In another example, Discover identified a drop in cell efficiencies, which the customer wanted to better understand. “So they initiated a path analysis, where Discover looks at all those bad samples and tries to determine any kind of first- or second-order effects,” Plisinski said. “Is there any combination of tools that are contributing to the problem, or is it one particular tool? And we can also go down to chamber or even tube or zone, so internally to the tool, if we’re getting the data, we can even pinpoint within the tool what’s going on.”
With just a couple clicks on the program, the cell manufacturer was able to see that they had a batch that was underperforming, indicating a raw material problem. Just to make certain that there wasn’t more to it, the customer was then able to separate out the bad batch and see how the remaining batches performed. They then easily found that a particular diffusion tool was actually underperforming the rest of the line as well. “So that was a hidden problem that they would’ve never been able to understand or identify without the capabilities that Discover provided them,” Plisinski said.
Because there is so little inline metrology going on in a PV fab, path analysis is a key aspect to Rudolph’s latest engineering of its software. “In the semi world, we’ve always had something called commonality analysis, but it uses inline metrology in order to help identify the quality of different steps,” Plisinski noted. “We also look at the MES information as well, but in this case, that analysis would’ve taken two or three hours for a couple million of wafers, and now we have that down in the seconds range, less than a minute.”
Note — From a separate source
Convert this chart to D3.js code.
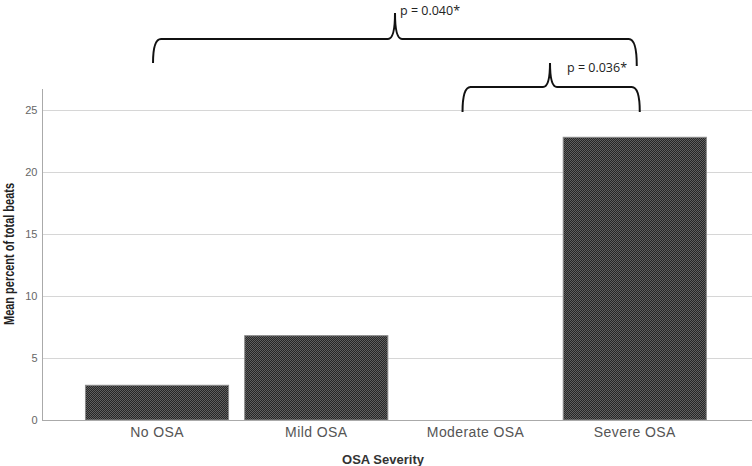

There are a couple key reasons why the solar world is not yet making use of metrology as much as the semiconductor world is, Plisinski said. For one, because solar wafers are relatively inexpensive, the cost of the metrology does not make economic sense. “The other is throughput,” he said. “A lot of the metrology systems are going to be orders of magnitude slower than this line, so they’d have to do some kind of sampling strategy.” Any kind of economical sampling strategy would likely not be statistically meaningful. “So most of the customers that I talk to are not interested in any short-term solution there, but they are seeing the need, as they drive performance and they drive their technologies forward, they do see that metrology will play a bigger and bigger role.”
These factors made path analysis an important part of the changes that Rudolph had to make to its original Discover product to make it fit into solar cell manufacturing. Also, just the sheer volume of data meant the software developers had to change the way all the information was stored, according to Len Labua, software applications manager. “We hadn’t planned on pulling millions of data points at a time, where in semiconductor, it may be hundreds or thousands,” he said.
Another important difference is was Rudolph calls health monitoring. “That was an area where, in semi, they’re very cell-oriented. So they’re looking at lithography and they’re making sure that step’s okay, then they go to CMP and etch — as long as each step is okay, that’s good enough for them,” Plisinski explained. “But in the case of PV, where it’s so fast, they’re looking at the overall line. And we had to build in the methodology for them to be able to tell is their line performing okay or not with one quick shot.”
“One big thing here, with semi, they’re all concerned with using SPC, which tracks one variable at a time, which is fine, and we do that also,” Labua added. “But we also developed a method that allows customers to look at really all the variables at the same time.”
Although Rudolph has put a lot of work into redesigning Discover for the solar world, some of those developments could potentially be applied back to semiconductor manufacturing. Path analysis, for example, will be directly applicable to semiconductor manufacturing, Labua said. That will be particularly true as big manufacturers develop gigafabs, Plisinski added. “In fact, that’s a direct correlation that we’ve taken advantage of already. Because of our redesign of the databases, we were able to prove to one of our potential Discover Enterprise customers that are looking to install a gigafab. And they’re saying that none of the vendors in the semi world can support gigafab volumes of data. And we were able to show that we actually can do that.”